EXERCISE GOAL: From the first line of the data below through the line bearing "seuil = 2.73", reproduce each line exactly; do not include pictures.

INFORMATION SHOWN:

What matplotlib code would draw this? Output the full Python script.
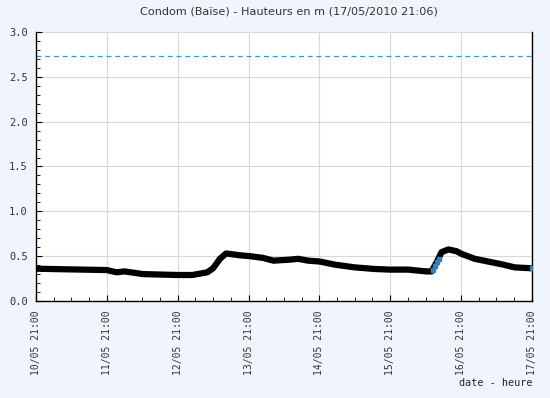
import matplotlib
matplotlib.use('Agg')
import matplotlib.pyplot as plt
import matplotlib.dates as mdates
import pandas as pd
from matplotlib.ticker import MultipleLocator

# hauteurs (heures depuis le 10/05 21:00, m)
heures = [0, 24, 27.3, 30, 36.3, 48, 53, 58, 60, 62.3, 64.4, 69, 72.5, 77, 80.4,
          85.5, 88.9, 92.2, 96.2, 101.3, 108, 114.8, 120, 126.1, 132.3, 134,
          135.7, 137.4, 139.7, 142.5, 144.2, 148.7, 153.2, 157.7, 162.2, 167.9]
hauteurs = [0.36, 0.345, 0.32, 0.33, 0.30, 0.29, 0.29, 0.32, 0.365, 0.47, 0.53,
            0.51, 0.50, 0.48, 0.45, 0.46, 0.47, 0.45, 0.44, 0.405, 0.375, 0.357,
            0.35, 0.35, 0.33, 0.33, 0.43, 0.545, 0.575, 0.555, 0.525, 0.47,
            0.44, 0.41, 0.375, 0.365]
# points en bleu (montée du 16/05)
heures_bleu = [134.6, 135.2, 135.8, 136.4, 167.9]
hauteurs_bleu = [0.35, 0.39, 0.43, 0.47, 0.365]
seuil = 2.73

debut = pd.Timestamp('2010-05-10 21:00')
t = [debut + pd.Timedelta(hours=h) for h in heures]
t_bleu = [debut + pd.Timedelta(hours=h) for h in heures_bleu]
fin = debut + pd.Timedelta(days=7)

fond = '#F0F4FC'
fig = plt.figure(figsize=(5.5, 3.98), dpi=100, facecolor=fond)
ax = fig.add_axes([0.0655, 0.2437, 0.9015, 0.676])
ax.set_facecolor('white')

ax.plot(t, hauteurs, color='black', lw=4.5, solid_capstyle='butt', zorder=3)
ax.plot(t_bleu, hauteurs_bleu, ls='none', marker='s', ms=2.5, color='#3A7FB0', zorder=4)
ax.axhline(seuil, color='#3399CC', lw=0.9, ls=(0, (4, 3)), zorder=2)

ax.set_xlim(debut, fin)
ax.set_ylim(0, 3.0)
ax.xaxis.set_major_locator(mdates.HourLocator(byhour=[21]))
ax.xaxis.set_minor_locator(mdates.HourLocator(byhour=[3, 9, 15]))
ax.xaxis.set_major_formatter(mdates.DateFormatter('%d/%m %H:%M'))
ax.yaxis.set_major_locator(MultipleLocator(0.5))
ax.yaxis.set_minor_locator(MultipleLocator(0.1))
ax.yaxis.set_major_formatter(plt.FuncFormatter(lambda v, p: f'{v:.1f}'))

ax.grid(True, which='major', color='#D8D8D8', lw=0.8, zorder=0)
ax.tick_params(which='both', direction='in', colors='black', labelcolor='#333333',
               top=False, right=False)
ax.tick_params(axis='x', labelsize=7, pad=7)
ax.tick_params(axis='y', labelsize=7.5, pad=6)
ax.tick_params(which='major', length=4)
ax.tick_params(which='minor', length=3)
for lab in ax.get_xticklabels():
    lab.set_rotation(90)
    lab.set_family('DejaVu Sans Mono')
for lab in ax.get_yticklabels():
    lab.set_family('DejaVu Sans Mono')

ax.spines['top'].set_visible(False)
for s in ['left', 'bottom', 'right']:
    ax.spines[s].set_color('black')
    ax.spines[s].set_linewidth(1)

fig.text(0.525, 0.97, 'Condom (Baïse) - Hauteurs en m (17/05/2010 21:06)',
         ha='center', va='center', fontsize=8.1, color='#333333')
fig.text(0.968, 0.038, 'date - heure', ha='right', va='center', fontsize=7.3,
         color='#222222', family='DejaVu Sans Mono')

plt.savefig('out.png', dpi=100, facecolor=fond)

RESULT OF THE TASK:
What matplotlib code would draw this? Output the full Python script.
import matplotlib
matplotlib.use('Agg')
import matplotlib.pyplot as plt
import matplotlib.dates as mdates
import pandas as pd
from matplotlib.ticker import MultipleLocator

# hauteurs (heures depuis le 10/05 21:00, m)
heures = [0, 24, 27.3, 30, 36.3, 48, 53, 58, 60, 62.3, 64.4, 69, 72.5, 77, 80.4,
          85.5, 88.9, 92.2, 96.2, 101.3, 108, 114.8, 120, 126.1, 132.3, 134,
          135.7, 137.4, 139.7, 142.5, 144.2, 148.7, 153.2, 157.7, 162.2, 167.9]
hauteurs = [0.36, 0.345, 0.32, 0.33, 0.30, 0.29, 0.29, 0.32, 0.365, 0.47, 0.53,
            0.51, 0.50, 0.48, 0.45, 0.46, 0.47, 0.45, 0.44, 0.405, 0.375, 0.357,
            0.35, 0.35, 0.33, 0.33, 0.43, 0.545, 0.575, 0.555, 0.525, 0.47,
            0.44, 0.41, 0.375, 0.365]
# points en bleu (montée du 16/05)
heures_bleu = [134.6, 135.2, 135.8, 136.4, 167.9]
hauteurs_bleu = [0.35, 0.39, 0.43, 0.47, 0.365]
seuil = 2.73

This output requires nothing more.